Frequently Asked Questions
What is the single highest-leverage practice?
Building your prompt set from real production traffic at the correct distribution. Nothing else comes close. It determines whether the student is optimized for the inputs you actually serve or for a fantasy distribution that never occurs.
Is it ever wrong to distill?
Yes, often. If a smaller off-the-shelf model, prompt optimization, or quantization meets your targets, distillation is wasted engineering. Always run those baselines first and only distill when they genuinely fall short.
How clean does the teacher data need to be?
As clean as you can make it for the cost. The student's quality ceiling is set by the outputs you train on. For checkable tasks, automate verification and filter hard. For open-ended ones, sample-review and cut the worst.

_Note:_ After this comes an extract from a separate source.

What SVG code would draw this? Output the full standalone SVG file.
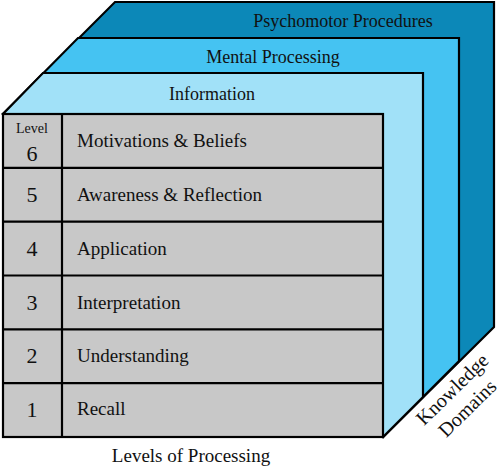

Should I tune hyperparameters extensively?
Not until your data is solid. Hyperparameters are second-order. A clean, well-distributed dataset with default settings beats a noisy dataset with a perfectly tuned schedule. Fix data first, tune later, and only if it moves the metric.
How do I know when to re-distill?
Monitor the student's quality on live traffic against your bar. Re-distill when it slips, when production traffic visibly drifts from your training set, or when the teacher gets a meaningful upgrade. Make re-running cheap so this is painless.
Key Takeaways
- Put roughly 80 percent of your effort into data — prompt distribution and teacher-output filtering — not the training loop.
- Run "do nothing" baselines first; distill only when smaller models, prompt tuning, or quantization fall short.
- Evaluate by slice, not average, and set a bar for each business-critical segment.
- Filter teacher outputs hard and size the student empirically by testing candidates.
- Ship behind a shadow deployment with a fallback, and maintain distillation as a re-runnable pipeline.